=== DIRECTIONS FOR THIS TASK ===
Retype the data exactly, from its first line to the line containing "const dayCorners = [6,7,8,16,17,18,26,27,28,35,36,37,44,45,46];", including both, and skip any picture.

· · ·

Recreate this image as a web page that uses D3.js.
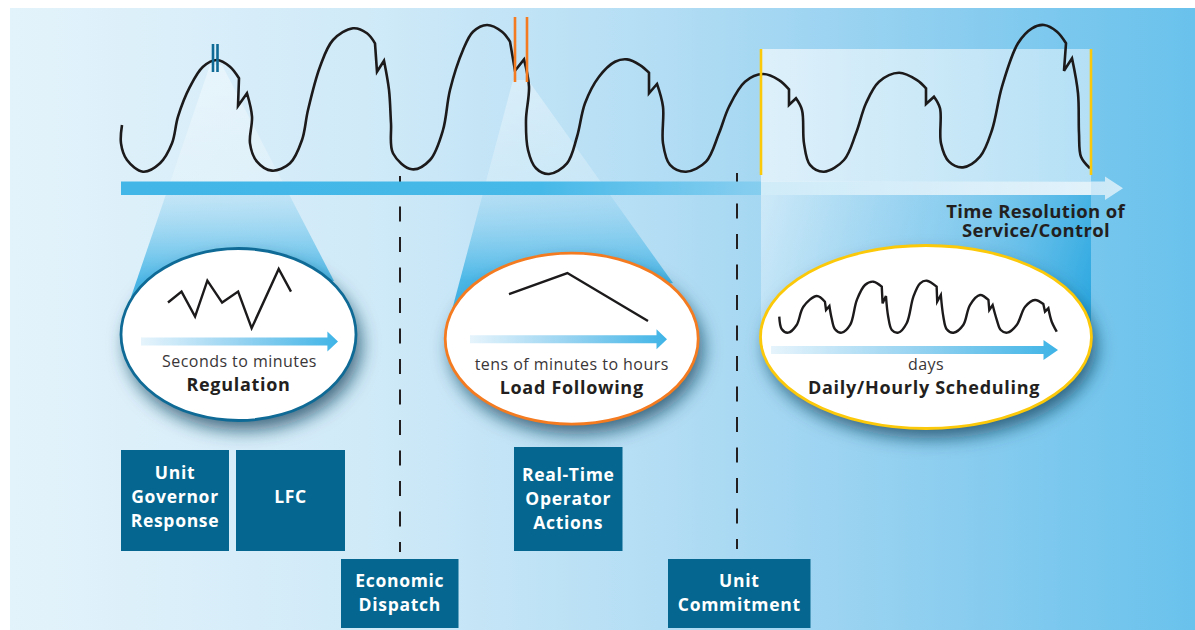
<!DOCTYPE html>
<html><head><meta charset="utf-8">
<script src="https://cdn.jsdelivr.net/npm/d3@7/dist/d3.min.js"></script>
<style>html,body{margin:0;padding:0;background:#fff;}svg{display:block;}</style>
</head><body>
<svg id="chart" width="1195" height="630"></svg>
<script>
// ---------------- DATA ----------------
// System load over time (time units 0..97, load 0..100)
const curveTime = [0.2,0.1,0.7,2.3,4.0,5.2,5.8,7.0,8.3,9.7,11.0,11.9,11.8,12.7,13.2,13.0,13.7,15.2,17.0,18.2,18.8,20.0,21.3,23.3,24.7,25.5,25.7,26.4,26.9,27.1,27.3,29.2,31.0,32.3,33.0,34.3,35.3,36.7,38.2,39.0,39.5,40.4,40.9,40.6,40.8,41.6,42.9,44.7,45.7,46.5,47.9,49.5,50.7,52.0,52.9,52.9,53.7,54.3,54.3,55.0,56.6,58.6,59.9,60.9,62.5,64.3,65.9,66.9,66.9,67.6,68.2,68.4,69.0,70.4,72.4,73.6,74.6,75.9,77.9,79.7,80.6,80.6,81.4,82.0,82.1,82.9,84.3,86.0,87.2,88.2,89.8,91.2,92.4,93.7,94.6,94.4,95.2,95.8,95.9,96.1,97.0];
const curveLoad = [33.3,21.1,10,2.2,7.8,21.1,38.9,58.9,72.2,76.7,72.2,64.5,46.0,54.5,38.9,21.1,8.9,2.9,7.8,23.3,43.3,72.2,90.0,97.8,94.5,87.8,68.9,76.2,56.7,34.5,14.5,3.8,10.0,30.0,56.7,83.3,95.5,100,95.5,88.9,69.5,77.1,58.9,36.7,16.7,4.5,0.7,7.8,25.5,47.8,65.5,75.5,77.1,73.3,68.2,54.5,60.7,45.5,21.1,6.7,2.2,8.9,27.8,45.5,62.2,67.3,63.3,57.1,46.7,51.1,43.3,21.1,6.7,2.2,10.0,27.8,47.8,62.2,68.2,63.3,57.8,47.3,52.2,44.5,21.1,8.9,5.1,12.2,30.0,58.9,87.8,97.8,100,95.5,87.8,69.5,77.8,54.5,27.8,12.2,4.5];
const curveCorners = [11,12,13,25,26,27,39,40,41,54,55,56,67,68,69,80,81,82,94,95,96];

// Multi-day trace (local units 0..100)
const dayTime = [0.1,1.0,3.3,6.3,8.7,13.5,16.4,16.8,18.0,18.8,20.0,22.4,25.4,27.8,30.7,33.7,36.7,37.0,38.2,39.0,40.3,42.6,45.6,48.0,50.4,52.8,56.3,56.5,57.8,58.7,59.9,62.3,65.8,68.2,71.8,74.8,75.1,76.3,77.8,79.2,81.5,84.9,87.9,91.4,94.4,95.0,96.2,97.4,99.2];
const dayLoad = [30.8,7.0,0.6,15.1,49.6,69.8,59.1,43.4,50.9,27.7,7.0,0.6,15.1,62.3,90.6,96.8,87.4,56.0,69.8,30.8,5.7,0.6,18.3,68.5,93.8,98.7,87.4,59.1,71.7,30.8,7.0,0.6,15.1,52.8,71.7,62.3,43.4,52.8,24.5,5.7,0.6,15.1,49.6,62.3,54.7,40.2,46.6,21.3,2.5];
const dayCorners = [6,7,8,16,17,18,26,27,28,35,36,37,44,45,46];

// Regulation zig-zag (local units 0..10)
const regTime = [0,1.1,2.2,3.2,4.4,5.7,6.8,9.0,10];
const regValue = [4.5,6.3,2.2,8.1,4.5,6.3,0.3,10,6.3];
// Load-following ramp (local units 0..10)
const lfTime = [0,4.2,10];
const lfValue = [5.6,10,0];

// Windows on the time axis
const windowStart = [9.3, 39.5, 64.1];
const windowEnd = [9.75, 40.7, 97.1];
const boundaryTimes = [28, 61.7];

const timescaleLabels = ["Seconds to minutes","tens of minutes to hours","days"];
const serviceLabels = ["Regulation","Load Following","Daily/Hourly Scheduling"];
const controlLabels = [["Unit","Governor","Response"],["LFC"],["Economic","Dispatch"],["Real-Time","Operator","Actions"],["Unit","Commitment"]];
const axisTitle = ["Time Resolution of","Service/Control"];

// ---------------- LAYOUT ----------------
const W = 1195, H = 630;
const FONT = "'Open Sans', 'DejaVu Sans', sans-serif";
const svg = d3.select("#chart");
const defs = svg.append("defs");

const x = d3.scaleLinear().domain([0,97]).range([120,1090]);
const y = d3.scaleLinear().domain([0,100]).range([175,25]);

function grad(id, x1,y1,x2,y2, stops, user){
  const g = defs.append("linearGradient").attr("id",id)
    .attr("x1",x1).attr("y1",y1).attr("x2",x2).attr("y2",y2);
  if (user) g.attr("gradientUnits","userSpaceOnUse");
  stops.forEach(s=>g.append("stop").attr("offset",s[0]).attr("stop-color",s[1]).attr("stop-opacity",s[2]===undefined?1:s[2]));
}
grad("bg","0","0","1","0",[[0,"#e3f3fb"],[0.3,"#d0eaf8"],[0.55,"#b3ddf4"],[0.75,"#93d0f0"],[0.88,"#7cc8ee"],[1,"#69c2ec"]]);
grad("mainArrow","0","0","1","0",[[0,"#41b6e7"],[0.42,"#47b9e8"],[0.62,"#82ccef"],[0.85,"#b3def4"],[1,"#cfeaf8"]]);
grad("smallArrow","0","0","1","0",[[0,"#e6f4fc"],[0.5,"#97d3f1"],[1,"#3fb4e6"]]);
grad("cone","0",60,"0",300,[[0,"#ffffff",0.4],[0.5,"#ffffff",0.22],[0.56,"#8fd0f0",0.3],[0.92,"#3cb2e5",0.9],[1,"#3cb2e5",0.95]],true);
grad("schedTop","0","0","1","0",[[0,"#ffffff",0.62],[1,"#ffffff",0.45]]);
grad("schedLow",761,190,1091,300,[[0,"#ffffff",0.45],[0.45,"#9ad4f1",0.35],[1,"#2aa7e0",0.95]],true);

const f = defs.append("filter").attr("id","shadow").attr("x","-30%").attr("y","-30%").attr("width","160%").attr("height","170%");
f.append("feDropShadow").attr("dx",5).attr("dy",10).attr("stdDeviation",9).attr("flood-color","#12405c").attr("flood-opacity",0.75);

// background
svg.append("rect").attr("x",10).attr("y",8).attr("width",W-10).attr("height",H-8).attr("fill","url(#bg)");

// cones
const cones = [
  [[210,65],[222,65],[334,281],[131,297]],
  [[513,80],[528,80],[673,283],[452,310]]
];
svg.selectAll("path.cone").data(cones).join("path").attr("class","cone")
  .attr("d", d=>d3.line()(d)+"Z").attr("fill","url(#cone)");

// scheduling window lower beam
svg.append("rect").attr("x",x(windowStart[2])).attr("y",181)
  .attr("width",x(windowEnd[2])-x(windowStart[2])).attr("height",160).attr("fill","url(#schedLow)");

// dashed boundary lines
const dashY = [[176,552],[173,549]];
svg.selectAll("line.bound").data(boundaryTimes).join("line").attr("class","bound")
  .attr("x1",d=>x(d)).attr("x2",d=>x(d))
  .attr("y1",(d,i)=>dashY[i][0]).attr("y2",(d,i)=>dashY[i][1])
  .attr("stroke","#231f20").attr("stroke-width",2).attr("stroke-dasharray","15,15.5");

// main arrow
const aY = 188.3;
svg.append("path").attr("d",
  `M${x(0)+1},${aY-6.8} H1105 V${aY-11.8} L1123,${aY} L1105,${aY+11.8} V${aY+6.8} H${x(0)+1} Z`)
  .attr("fill","url(#mainArrow)");

// scheduling window upper box (over arrow)
svg.append("rect").attr("x",x(windowStart[2])).attr("y",49)
  .attr("width",x(windowEnd[2])-x(windowStart[2])).attr("height",146).attr("fill","url(#schedTop)");

// curve helper: smooth runs split at corner points
function cornerPath(xs, ys, corners, sx, sy){
  const pts = xs.map((t,i)=>[sx(t), sy(ys[i]), corners.includes(i)]);
  const runs = []; let run = [];
  pts.forEach((p,i)=>{
    run.push(p);
    if (p[2] && run.length>1){ runs.push(run); run=[p]; }
  });
  if (run.length>1) runs.push(run);
  const line = d3.line().x(p=>p[0]).y(p=>p[1]).curve(d3.curveCatmullRom.alpha(0.5));
  return runs.map((r,k)=>{ const s=line(r); return k===0? s : s.replace(/^M/,"L"); }).join("");
}

svg.append("path").attr("d",cornerPath(curveTime,curveLoad,curveCorners,x,y))
  .attr("fill","none").attr("stroke","#1c1a1a").attr("stroke-width",2.6).attr("stroke-linejoin","miter");

// window markers
const markerColors = ["#0f6b96","#f47b20","#fcc80a"];
const markerY = [[44,72],[17,82],[49,175]];
windowStart.forEach((s,i)=>{
  [s, windowEnd[i]].forEach(t=>{
    svg.append("line").attr("x1",x(t)).attr("x2",x(t)).attr("y1",markerY[i][0]).attr("y2",markerY[i][1])
      .attr("stroke",markerColors[i]).attr("stroke-width",2.6);
  });
});

// axis title (two separate lines)
const titleX = [1125, 1110], titleY = [218, 237];
svg.selectAll("text.axt").data(axisTitle).join("text").attr("class","axt")
  .attr("x",(d,i)=>titleX[i]).attr("y",(d,i)=>titleY[i]).attr("text-anchor","end")
  .attr("font-family",FONT).attr("font-weight",700).attr("font-size",18.5)
  .attr("letter-spacing",0.35).attr("fill","#231f20").text(d=>d);

// ellipses
const ell = [
  {cx:238.5, cy:334.5, rx:117.5, ry:86, a0:141, a1:338, ay:341.5, hl:10.6, sub:367, main:391, box:[168,291,330,269], dom:[0,10]},
  {cx:571.7, cy:338.7, rx:126.5, ry:85.5, a0:470, a1:667, ay:339.2, hl:10.5, sub:370, main:393.5, box:[509,648,321,273], dom:[0,10]},
  {cx:926, cy:337, rx:165.5, ry:91.5, a0:771, a1:1058, ay:350, hl:14.5, sub:369.5, main:393.5, box:[779,1059,333,280], dom:[0,100]}
];
const traces = [
  {t:regTime, v:regValue, c:[]},
  {t:lfTime, v:lfValue, c:[]},
  {t:dayTime, v:dayLoad, c:dayCorners}
];
ell.forEach((e,i)=>{
  const g = svg.append("g");
  g.append("ellipse").attr("cx",e.cx).attr("cy",e.cy).attr("rx",e.rx).attr("ry",e.ry)
    .attr("fill","#fff").attr("filter","url(#shadow)");
  g.append("ellipse").attr("cx",e.cx).attr("cy",e.cy).attr("rx",e.rx).attr("ry",e.ry)
    .attr("fill","#fff").attr("stroke",markerColors[i]).attr("stroke-width",2.8);
  const lx = d3.scaleLinear().domain(e.dom).range([e.box[0],e.box[1]]);
  const ly = d3.scaleLinear().domain(e.dom).range([e.box[2],e.box[3]]);
  const tr = traces[i];
  const d = tr.c.length ? cornerPath(tr.t,tr.v,tr.c,lx,ly)
    : d3.line().x((t,k)=>lx(t)).y((t,k)=>ly(tr.v[k]))(tr.t);
  g.append("path").attr("d",d).attr("fill","none").attr("stroke","#1c1a1a")
    .attr("stroke-width",2.4).attr("stroke-linejoin","miter");
  // small arrow
  g.append("path").attr("d",
    `M${e.a0},${e.ay-4} H${e.a1-e.hl} V${e.ay-10} L${e.a1},${e.ay} L${e.a1-e.hl},${e.ay+10} V${e.ay+4} H${e.a0} Z`)
    .attr("fill","url(#smallArrow)");
  g.append("text").attr("x",e.cx+(i===0?1:0)).attr("y",e.sub).attr("text-anchor","middle")
    .attr("font-family",FONT).attr("font-weight",400).attr("font-size",16).attr("letter-spacing",0.45)
    .attr("fill","#3a3637").text(timescaleLabels[i]);
  g.append("text").attr("x",e.cx+(i===2?-2:0)).attr("y",e.main).attr("text-anchor","middle")
    .attr("font-family",FONT).attr("font-weight",700).attr("font-size",18).attr("letter-spacing",0.7)
    .attr("fill","#231f20").text(serviceLabels[i]);
});

// control boxes
const boxes = [
  {x0:121, x1:229, y0:450, y1:551, ty:478.5},
  {x0:236, x1:345, y0:450, y1:551, ty:503},
  {x0:341, x1:458.5, y0:559, y1:628, ty:587},
  {x0:514, x1:622.5, y0:447, y1:551, ty:480.5},
  {x0:668, x1:810.5, y0:559, y1:628, ty:587}
];
const bg = svg.selectAll("g.box").data(controlLabels).join("g").attr("class","box");
bg.append("rect").attr("x",(d,i)=>boxes[i].x0).attr("y",(d,i)=>boxes[i].y0)
  .attr("width",(d,i)=>boxes[i].x1-boxes[i].x0).attr("height",(d,i)=>boxes[i].y1-boxes[i].y0)
  .attr("fill","#05678f");
bg.append("text").attr("text-anchor","middle").attr("font-family",FONT).attr("font-weight",700)
  .attr("font-size",17.5).attr("letter-spacing",0.7).attr("fill","#fff")
  .each(function(d,i){
    const b = boxes[i], cx=(b.x0+b.x1)/2;
    d3.select(this).selectAll("tspan").data(d).join("tspan")
      .attr("x",cx).attr("y",(s,k)=>b.ty+k*24).text(s=>s);
  });
</script>
</body></html>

· · ·

=== COMPLETED TASK ===
Recreate this image as a web page that uses D3.js.
<!DOCTYPE html>
<html><head><meta charset="utf-8">
<script src="https://cdn.jsdelivr.net/npm/d3@7/dist/d3.min.js"></script>
<style>html,body{margin:0;padding:0;background:#fff;}svg{display:block;}</style>
</head><body>
<svg id="chart" width="1195" height="630"></svg>
<script>
// ---------------- DATA ----------------
// System load over time (time units 0..97, load 0..100)
const curveTime = [0.2,0.1,0.7,2.3,4.0,5.2,5.8,7.0,8.3,9.7,11.0,11.9,11.8,12.7,13.2,13.0,13.7,15.2,17.0,18.2,18.8,20.0,21.3,23.3,24.7,25.5,25.7,26.4,26.9,27.1,27.3,29.2,31.0,32.3,33.0,34.3,35.3,36.7,38.2,39.0,39.5,40.4,40.9,40.6,40.8,41.6,42.9,44.7,45.7,46.5,47.9,49.5,50.7,52.0,52.9,52.9,53.7,54.3,54.3,55.0,56.6,58.6,59.9,60.9,62.5,64.3,65.9,66.9,66.9,67.6,68.2,68.4,69.0,70.4,72.4,73.6,74.6,75.9,77.9,79.7,80.6,80.6,81.4,82.0,82.1,82.9,84.3,86.0,87.2,88.2,89.8,91.2,92.4,93.7,94.6,94.4,95.2,95.8,95.9,96.1,97.0];
const curveLoad = [33.3,21.1,10,2.2,7.8,21.1,38.9,58.9,72.2,76.7,72.2,64.5,46.0,54.5,38.9,21.1,8.9,2.9,7.8,23.3,43.3,72.2,90.0,97.8,94.5,87.8,68.9,76.2,56.7,34.5,14.5,3.8,10.0,30.0,56.7,83.3,95.5,100,95.5,88.9,69.5,77.1,58.9,36.7,16.7,4.5,0.7,7.8,25.5,47.8,65.5,75.5,77.1,73.3,68.2,54.5,60.7,45.5,21.1,6.7,2.2,8.9,27.8,45.5,62.2,67.3,63.3,57.1,46.7,51.1,43.3,21.1,6.7,2.2,10.0,27.8,47.8,62.2,68.2,63.3,57.8,47.3,52.2,44.5,21.1,8.9,5.1,12.2,30.0,58.9,87.8,97.8,100,95.5,87.8,69.5,77.8,54.5,27.8,12.2,4.5];
const curveCorners = [11,12,13,25,26,27,39,40,41,54,55,56,67,68,69,80,81,82,94,95,96];

// Multi-day trace (local units 0..100)
const dayTime = [0.1,1.0,3.3,6.3,8.7,13.5,16.4,16.8,18.0,18.8,20.0,22.4,25.4,27.8,30.7,33.7,36.7,37.0,38.2,39.0,40.3,42.6,45.6,48.0,50.4,52.8,56.3,56.5,57.8,58.7,59.9,62.3,65.8,68.2,71.8,74.8,75.1,76.3,77.8,79.2,81.5,84.9,87.9,91.4,94.4,95.0,96.2,97.4,99.2];
const dayLoad = [30.8,7.0,0.6,15.1,49.6,69.8,59.1,43.4,50.9,27.7,7.0,0.6,15.1,62.3,90.6,96.8,87.4,56.0,69.8,30.8,5.7,0.6,18.3,68.5,93.8,98.7,87.4,59.1,71.7,30.8,7.0,0.6,15.1,52.8,71.7,62.3,43.4,52.8,24.5,5.7,0.6,15.1,49.6,62.3,54.7,40.2,46.6,21.3,2.5];
const dayCorners = [6,7,8,16,17,18,26,27,28,35,36,37,44,45,46];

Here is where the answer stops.